The sound of dem arrows whizzing past your car on I-40.  
No need to waste gas.  Just look for them somewhere in Nashville...


----------



## young gunna (Apr 3, 2008)

Wzup kuntry? hadnt heard from yya in a while I gotta get up that way and shoot with ya playa.


----------



## Robbie101 (Apr 3, 2008)

To Funnnnny!!!!!!!!!


----------



## BlackArcher (Apr 5, 2008)

*Oh! Robin The Hood..Where are You?*

"Git to the Bank and Git my Signed Dollar Ready!"  "Now git!"


----------



## Big Kuntry (Apr 5, 2008)

BlackArcher said:


> The sound of dem arrows whizzing past your car on I-40.
> No need to waste gas.  Just look for them somewhere in Nashville...


Oh okay  Black Archer. Its like that, uh. Okay, I'm let my arrows do the waltz through the air. Chump!!!


----------



## Big Kuntry (Apr 5, 2008)

young gunna said:


> Wzup kuntry? hadnt heard from yya in a while I gotta get up that way and shoot with ya playa.




Come on Gunner. Dee Faulk run the Old hickory bowman club. GREAT A.S.A club. Holla at me, you always have a place to stay!!


----------



## BlackArcher (Apr 5, 2008)

*Nah!....Dude...Re Read....This Was for the Hood..*



Big Kuntry said:


> Oh okay  Black Archer. Its like that, uh. Okay, I'm let my arrows do the waltz through the air. Chump!!!

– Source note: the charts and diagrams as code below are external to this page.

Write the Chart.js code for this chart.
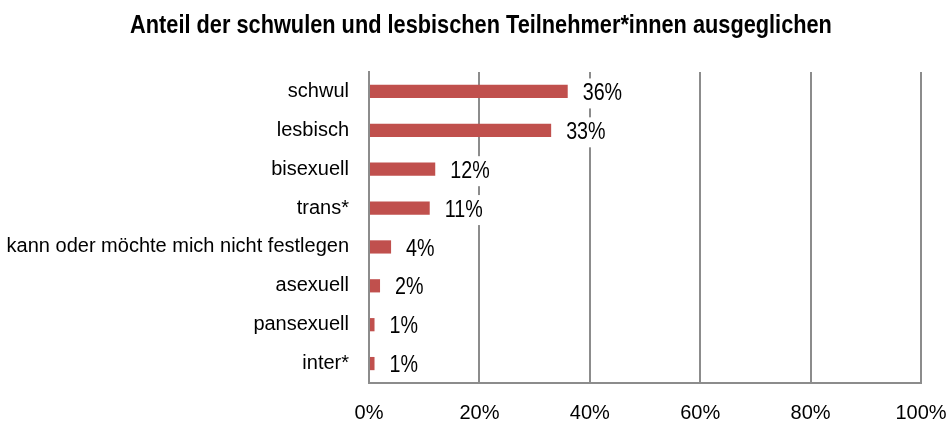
<!DOCTYPE html>
<html>
<head>
<meta charset="utf-8">
<script src="https://cdn.jsdelivr.net/npm/chart.js@4"></script>
<style>
  html, body { margin: 0; padding: 0; background: #fff; }
  #wrap { width: 947px; height: 421px; position: relative; }
</style>
</head>
<body>
<div id="wrap"><canvas id="chart"></canvas></div>
<script>
// chart data
const categories = ['schwul', 'lesbisch', 'bisexuell', 'trans*', 'kann oder möchte mich nicht festlegen', 'asexuell', 'pansexuell', 'inter*'];
const shares = [36, 33, 12, 11, 4, 2, 1, 1];
const tickValues = [0, 20, 40, 60, 80, 100];
const titleText = 'Anteil der schwulen und lesbischen Teilnehmer*innen ausgeglichen';

const SANS = '"Liberation Sans", Arial, sans-serif';

// title drawn condensed (no narrow font installed)
const condensedTitle = {
    id: 'condensedTitle',
    afterDraw(chart) {
        const ctx = chart.ctx;
        ctx.save();
        ctx.font = 'bold 25px ' + SANS;
        ctx.fillStyle = '#000';
        ctx.textAlign = 'center';
        ctx.textBaseline = 'alphabetic';
        ctx.translate(481, 33);
        ctx.scale(0.87, 1);
        ctx.fillText(titleText, 0, 0);
        ctx.restore();
    }
};

// value labels with a white box behind them (covers the grid lines)
const valueLabels = {
    id: 'valueLabels',
    afterDatasetsDraw(chart) {
        const ctx = chart.ctx;
        const meta = chart.getDatasetMeta(0);
        const sx = 0.82;
        ctx.save();
        ctx.font = '24px ' + SANS;
        ctx.textBaseline = 'middle';
        ctx.textAlign = 'left';
        meta.data.forEach((bar, i) => {
            const text = shares[i] + '%';
            const w = ctx.measureText(text).width * sx;
            const x = bar.x + 15;
            const y = bar.y + 2;
            ctx.fillStyle = '#fff';
            ctx.fillRect(x - 4, y - 15, w + 8, 30);
            ctx.fillStyle = '#000';
            ctx.save();
            ctx.translate(x, y);
            ctx.scale(sx, 1);
            ctx.fillText(text, 0, 0);
            ctx.restore();
        });
        ctx.restore();
    }
};

new Chart(document.getElementById('chart'), {
    type: 'bar',
    data: {
        labels: categories,
        datasets: [{
            data: shares,
            backgroundColor: '#C0504D',
            borderWidth: 0,
            barPercentage: 0.34,
            categoryPercentage: 1
        }]
    },
    options: {
        indexAxis: 'y',
        responsive: true,
        maintainAspectRatio: false,
        animation: false,
        layout: {
            padding: { left: 0, right: 26, top: 72, bottom: 0 }
        },
        plugins: {
            legend: { display: false },
            tooltip: { enabled: false },
            title: { display: false }
        },
        scales: {
            x: {
                min: 0,
                max: 100,
                afterBuildTicks(scale) {
                    scale.ticks = tickValues.map(v => ({ value: v }));
                },
                afterFit(scale) {
                    scale.height = 38;
                    scale.paddingLeft = 0;
                    scale.paddingRight = 0;
                },
                grid: {
                    color: '#8c8c8c',
                    lineWidth: 2,
                    drawTicks: false
                },
                border: { color: '#8c8c8c', width: 2 },
                ticks: {
                    color: '#000',
                    padding: 18,
                    maxRotation: 0,
                    minRotation: 0,
                    font: { family: SANS, size: 20 },
                    callback: v => v + '%'
                }
            },
            y: {
                afterFit(scale) {
                    scale.width = 369;
                    scale.paddingTop = 0;
                    scale.paddingBottom = 0;
                },
                grid: { display: false, drawTicks: false },
                border: { color: '#8c8c8c', width: 2 },
                ticks: {
                    color: '#000',
                    padding: 20,
                    font: { family: SANS, size: 20 }
                }
            }
        }
    },
    plugins: [valueLabels, condensedTitle]
});
</script>
</body>
</html>
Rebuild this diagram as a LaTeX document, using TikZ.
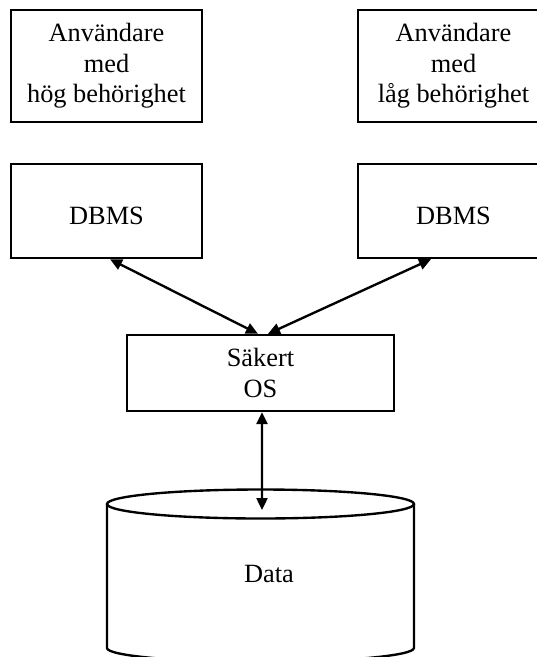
\documentclass[tikz,border=0pt]{standalone}
\usepackage{fontspec}
\setmainfont{Liberation Serif}
\usetikzlibrary{arrows.meta}

\begin{document}
\begin{tikzpicture}[x=0.02cm,y=-0.02cm,
    box/.style={draw,rectangle,line width=1.35pt,inner sep=0pt,align=center,font=\fontsize{15}{17.4}\selectfont},
    link/.style={{Triangle[length=0.24cm,width=0.22cm]}-{Triangle[length=0.24cm,width=0.22cm]},line width=1.35pt}]
     \useasboundingbox (0,0) rectangle (537,657);                                    % page size
     \clip (0,0) rectangle (537,657);
     \node [box,minimum width=3.82cm,minimum height=2.24cm] (userHigh) at (106.5,66) {Användare\\med\\hög behörighet};
     \node [box,minimum width=3.82cm,minimum height=2.24cm] (userLow) at (453.5,66) {Användare\\med\\låg behörighet};
     \node [box,minimum width=3.82cm,minimum height=1.88cm,text height=0.55cm] (dbmsHigh) at (106.5,211) {DBMS};
     \node [box,minimum width=3.82cm,minimum height=1.88cm,text height=0.55cm] (dbmsLow) at (453.5,211) {DBMS};
     \node [box,minimum width=5.34cm,minimum height=1.52cm] (os) at (260.5,373) {Säkert\\OS};
     \draw [line width=1.35pt] (107,504) -- (107,648) arc [start angle=180,end angle=360,x radius=3.07cm,y radius=0.28cm] -- (414,504);   % draw the data cylinder
     \draw [line width=1.35pt] (260.5,504) ellipse [x radius=3.07cm,y radius=0.29cm];
     \node [font=\fontsize{15}{17.4}\selectfont] (data) at (269,574) {Data};
     \coordinate (dataTop) at (262,510);
     \draw [link] ([xshift=0.07cm]dbmsHigh.south) -- ([xshift=-0.05cm]os.north);   % arrows to the OS
     \draw [link] ([xshift=-0.45cm]dbmsLow.south) -- ([xshift=0.15cm]os.north);
     \draw [link] ([xshift=0.03cm]os.south) -- (dataTop);
  \end{tikzpicture}
\end{document}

You Too far for me to pick on...
Now when you start shooting the white stake with us 
Thus 45 yds..I may throw some smack your way...

The Translation:
No need for you to come to Georgia with the dawgs....
To Sniff out Robin Hood's arrows.
You will find ROBIN HOODS arrows...Whizzing past you some where on Interstate 40...Located in the in the City of Nashville Tennessee...


----------